Burns and Critz will face off again in a rematch in November. But it is worth reviewing how Critz won the first time. His victory showed the institutional advantages, particularly on the ground, that Democrats still have over Republicans in many districts and races. Critz tacked to the right of Obama and hammered Burns as the "outsourcing" candidate.
Burns, on the other hand, was never able to define himself positively to voters in the district. He partly was taken hostage by national Republicans, with their lack of infrastructure and oftentimes lack of strategic thinking. National Republicans nationalized the election. They ran ads attacking Nancy Pelosi and even John Murtha's pork barrel projects, oblivious to the fact that voters in Murtha's district may actually have liked the money Murtha brought back home.
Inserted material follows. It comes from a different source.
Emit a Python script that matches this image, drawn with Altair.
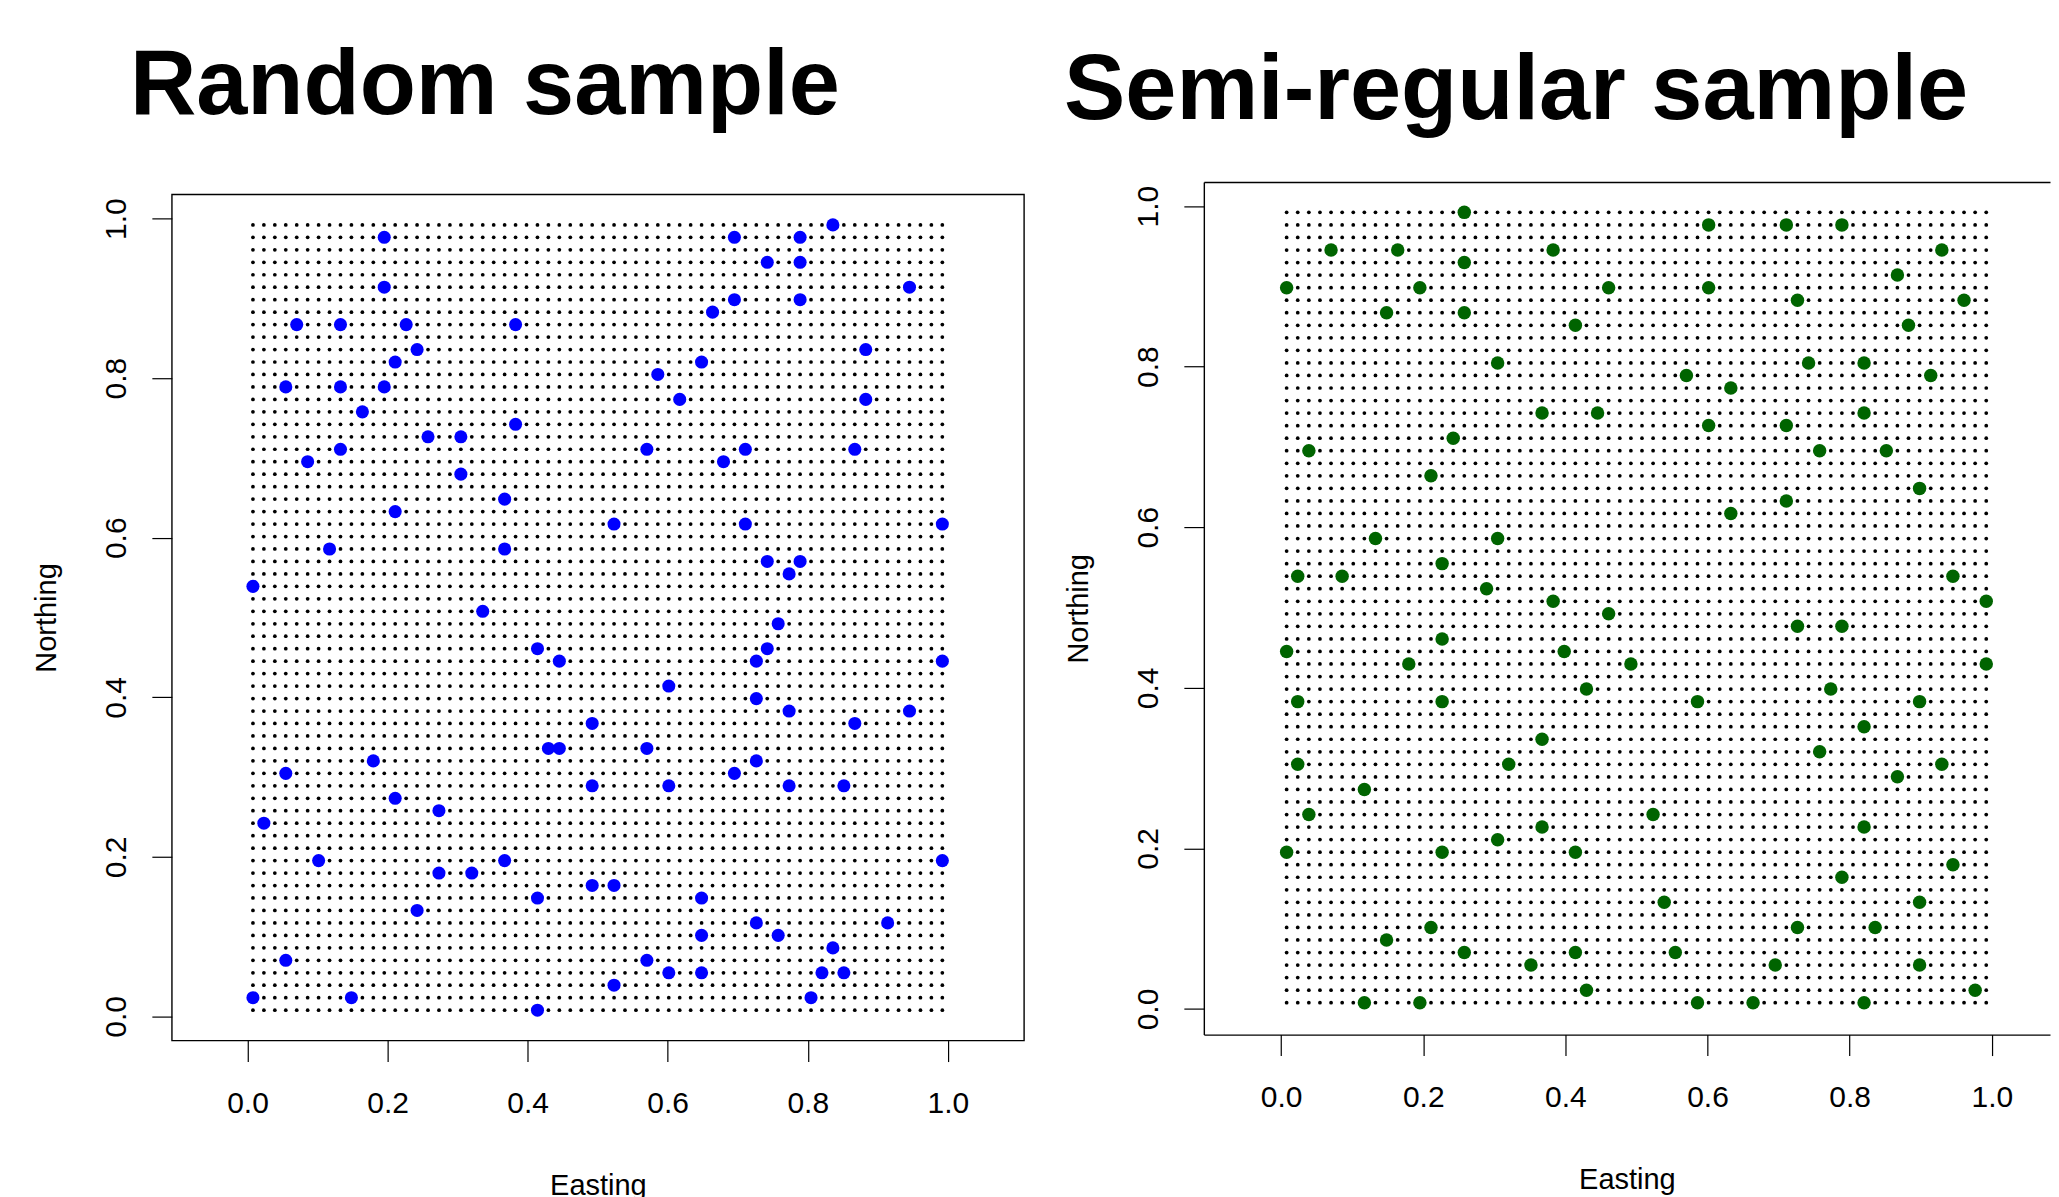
import altair as alt
import numpy as np
import pandas as pd

FONT = "Liberation Sans"

# regular 64 x 64 lattice of cell centres (the candidate population)
GRID_N = 64
grid_centres = (np.arange(GRID_N) + 0.5) / GRID_N

tick_values = [0.0, 0.2, 0.4, 0.6, 0.8, 1.0]

# random sample (blue)
rand_x = [0.1953, 0.1953, 0.0703, 0.1328, 0.2266, 0.3828, 0.2422, 0.2109, 0.5859, 0.0547,
          0.1328, 0.1953, 0.1641, 0.3828, 0.2578, 0.3047, 0.1328, 0.5703, 0.0859, 0.3047,
          0.3672, 0.2109, 0.5234, 0.1172, 0.3672, 0.0078, 0.8359, 0.6953, 0.7891, 0.7422,
          0.7891, 0.9453, 0.6953, 0.7891, 0.6641, 0.8828, 0.6484, 0.6172, 0.8828, 0.7109,
          0.6797, 0.8672, 0.7109, 0.9922, 0.7422, 0.7891, 0.7734, 0.3359, 0.4141, 0.4453,
          0.4922, 0.4297, 0.4453, 0.5703, 0.1797, 0.0547, 0.4922, 0.2109, 0.2734, 0.0234,
          0.1016, 0.2734, 0.3203, 0.3672, 0.4922, 0.5234, 0.4141, 0.2422, 0.0547, 0.5703,
          0.5234, 0.0078, 0.1484, 0.4141, 0.7578, 0.7422, 0.7266, 0.9922, 0.6016, 0.7266,
          0.7734, 0.9453, 0.8672, 0.7266, 0.6953, 0.6016, 0.7734, 0.8516, 0.9922, 0.6484,
          0.7266, 0.9141, 0.6484, 0.7578, 0.8359, 0.6016, 0.6484, 0.8203, 0.8516, 0.8047]
rand_y = [0.9766, 0.9141, 0.8672, 0.8672, 0.8672, 0.8672, 0.8359, 0.8203, 0.8047, 0.7891,
          0.7891, 0.7891, 0.7578, 0.7422, 0.7266, 0.7266, 0.7109, 0.7109, 0.6953, 0.6797,
          0.6484, 0.6328, 0.6172, 0.5859, 0.5859, 0.5391, 0.9922, 0.9766, 0.9766, 0.9453,
          0.9453, 0.9141, 0.8984, 0.8984, 0.8828, 0.8359, 0.8203, 0.7734, 0.7734, 0.7109,
          0.6953, 0.7109, 0.6172, 0.6172, 0.5703, 0.5703, 0.5547, 0.5078, 0.4609, 0.4453,
          0.3672, 0.3359, 0.3359, 0.3359, 0.3203, 0.3047, 0.2891, 0.2734, 0.2578, 0.2422,
          0.1953, 0.1797, 0.1797, 0.1953, 0.1641, 0.1641, 0.1484, 0.1328, 0.0703, 0.0703,
          0.0391, 0.0234, 0.0234, 0.0078, 0.4922, 0.4609, 0.4453, 0.4453, 0.4141, 0.3984,
          0.3828, 0.3828, 0.3672, 0.3203, 0.3047, 0.2891, 0.2891, 0.2891, 0.1953, 0.1484,
          0.1172, 0.1172, 0.1016, 0.1016, 0.0859, 0.0547, 0.0547, 0.0547, 0.0547, 0.0234]

# semi-regular sample (green)
semi_x = [0.2578, 0.6016, 0.0703, 0.1641, 0.3828, 0.2578, 0.0078, 0.1953, 0.4609, 0.6016,
          0.1484, 0.2578, 0.4141, 0.3047, 0.5703, 0.6328, 0.3672, 0.4453, 0.6016, 0.2422,
          0.0391, 0.2109, 0.6328, 0.1328, 0.3047, 0.2266, 0.0234, 0.0859, 0.2891, 0.3828,
          0.4609, 0.2266, 0.0078, 0.3984, 0.1797, 0.4922, 0.4297, 0.0234, 0.2266, 0.5859,
          0.3672, 0.0234, 0.3203, 0.1172, 0.0391, 0.5234, 0.3672, 0.3047, 0.0078, 0.2266,
          0.4141, 0.5391, 0.2109, 0.1484, 0.2578, 0.4141, 0.5547, 0.3516, 0.4297, 0.1172,
          0.1953, 0.5859, 0.6641, 0.7109, 0.7891, 0.9297, 0.8672, 0.7266, 0.9609, 0.8828,
          0.7422, 0.8203, 0.9141, 0.7109, 0.8203, 0.7578, 0.8516, 0.8984, 0.7109, 0.9453,
          0.9922, 0.7266, 0.7891, 0.9922, 0.7734, 0.8984, 0.8203, 0.7578, 0.9297, 0.8672,
          0.8203, 0.9453, 0.7891, 0.8984, 0.7266, 0.8359, 0.6953, 0.8984, 0.9766, 0.8203]
semi_y = [0.9922, 0.9766, 0.9453, 0.9453, 0.9453, 0.9297, 0.8984, 0.8984, 0.8984, 0.8984,
          0.8672, 0.8672, 0.8516, 0.8047, 0.7891, 0.7734, 0.7422, 0.7422, 0.7266, 0.7109,
          0.6953, 0.6641, 0.6172, 0.5859, 0.5859, 0.5547, 0.5391, 0.5391, 0.5234, 0.5078,
          0.4922, 0.4609, 0.4453, 0.4453, 0.4297, 0.4297, 0.3984, 0.3828, 0.3828, 0.3828,
          0.3359, 0.3047, 0.3047, 0.2734, 0.2422, 0.2422, 0.2266, 0.2109, 0.1953, 0.1953,
          0.1953, 0.1328, 0.1016, 0.0859, 0.0703, 0.0703, 0.0703, 0.0547, 0.0234, 0.0078,
          0.0078, 0.0078, 0.0078, 0.9766, 0.9766, 0.9453, 0.9141, 0.8828, 0.8828, 0.8516,
          0.8047, 0.8047, 0.7891, 0.7266, 0.7422, 0.6953, 0.6953, 0.6484, 0.6328, 0.5391,
          0.5078, 0.4766, 0.4766, 0.4297, 0.3984, 0.3828, 0.3516, 0.3203, 0.3047, 0.2891,
          0.2266, 0.1797, 0.1641, 0.1328, 0.1016, 0.1016, 0.0547, 0.0547, 0.0234, 0.0078]

gx, gy = np.meshgrid(grid_centres, grid_centres)
grid_df = pd.DataFrame({"Easting": gx.ravel(), "Northing": gy.ravel()})
rand_df = pd.DataFrame({"Easting": rand_x, "Northing": rand_y})
semi_df = pd.DataFrame({"Easting": semi_x, "Northing": semi_y})


def x_axis(domain=False):
    return alt.Axis(values=tick_values, format=".1f", grid=False, domain=domain,
                    domainColor="black", domainWidth=1.4,
                    tickColor="black", tickSize=21, tickWidth=1.2,
                    labelFont=FONT, labelFontSize=30, labelColor="black",
                    labelBaseline="middle", labelPadding=42, labelFlush=False,
                    labelOverlap=False,
                    title="Easting", titleFont=FONT, titleFontSize=29,
                    titleFontWeight="normal", titleColor="black", titlePadding=53)


def y_axis(domain=False):
    return alt.Axis(values=tick_values, format=".1f", grid=False, domain=domain,
                    domainColor="black", domainWidth=1.4,
                    tickColor="black", tickSize=20, tickWidth=1.2,
                    labelFont=FONT, labelFontSize=30, labelColor="black",
                    labelAngle=270, labelAlign="center", labelBaseline="middle",
                    labelPadding=35, labelFlush=False, labelOverlap=False,
                    title="Northing", titleFont=FONT, titleFontSize=29,
                    titleFontWeight="normal", titleColor="black", titlePadding=40)


def title(text, dx, offset):
    return alt.TitleParams(text, anchor="start", frame="group", dx=dx, offset=offset,
                           font=FONT, fontSize=92, fontWeight="bold", color="black")


# ---------- left panel: random sample ----------
lx = alt.Scale(domain=[-0.108, 1.1088], nice=False, zero=False)
ly = alt.Scale(domain=[-0.0303, 1.0304], nice=False, zero=False)

grid_l = alt.Chart(grid_df).mark_circle(size=14, color="black", opacity=1).encode(
    x=alt.X("Easting:Q", scale=lx, axis=x_axis()),
    y=alt.Y("Northing:Q", scale=ly, axis=y_axis()),
)
samp_l = alt.Chart(rand_df).mark_circle(size=172, color="#0000FF", opacity=1).encode(
    x=alt.X("Easting:Q", scale=lx),
    y=alt.Y("Northing:Q", scale=ly),
)
left = alt.layer(grid_l, samp_l).properties(
    width=853, height=847, title=title("Random sample", -42, 61),
    view=alt.ViewBackground(stroke="black", strokeWidth=1.4),
)

# ---------- right panel: semi-regular sample ----------
# frame of this panel sits 12 px higher than the left one and runs past the page edge
R_H = 841
R_RAISE = 12.4
rx = alt.Scale(domain=[-0.1087, 1.0819], nice=False, zero=False)
ry = alt.Scale(domain=[-0.0319, 1.0300], nice=False, zero=False, range=[R_H, -R_RAISE])

grid_r = alt.Chart(grid_df).mark_circle(size=14, color="black", opacity=1).encode(
    x=alt.X("Easting:Q", scale=rx, axis=x_axis(True)),
    y=alt.Y("Northing:Q", scale=ry, axis=y_axis(True)),
)
samp_r = alt.Chart(semi_df).mark_circle(size=182, color="#006400", opacity=1).encode(
    x=alt.X("Easting:Q", scale=rx,
            axis=alt.Axis(orient="top", labels=False, ticks=False, domain=True,
                          domainColor="black", domainWidth=1.4, grid=False, title=None,
                          offset=R_RAISE)),
    y=alt.Y("Northing:Q", scale=ry),
)
right = alt.layer(grid_r, samp_r).resolve_axis(x="independent").properties(
    width=847, height=R_H, title=title("Semi-regular sample", -140, 44),
    view=alt.ViewBackground(stroke="transparent"),
)

chart = alt.hconcat(left, right, spacing=38).properties(
    padding={"left": 24, "top": 31, "right": 0, "bottom": 0},
    background="white",
).configure_view(stroke="black")

chart.save("out.html", embed_options={"renderer": "svg", "actions": False})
In essence, Critz seemed like the local candidate while the GOP's approach made Burns seem more out of touch with the district's concerns. Critz won more comfortably than prognosticators--on the left and right--could have predicted.
Since he's been in Washington, Critz has shown his independence by voting against the financial regulation bill. Since he was elected so late in the cycle, Critz's "incumbency" actually has granted him an advantage by giving him a head start on the re-election cycle and allowing him to build more of a ground game in the district.
Burns has continued his attempt to ride the anti-Democratic and anti-establishment wave by trying to tie Critz to national Democrats. This strategy was not as successful as Republicans thought it would be the first time, but Burns's ability to pour his own wealth into the race will allow him to keep this race competitive and enable him to define himself better to voters this cycle. Burns will hope that more voters who are angry at Democrats will turn out in the general election. Right now, analysts have tipped the race slightly in Critz's favor.
This rematch is worth watching to see if Republicans have learned from the special election and are adapting their tactics. Nationally, this race may prove that Democrats have more of an infrastructure in place in many districts, and that the lack of organization and coordination among Republican committees and groups is hurting the GOP.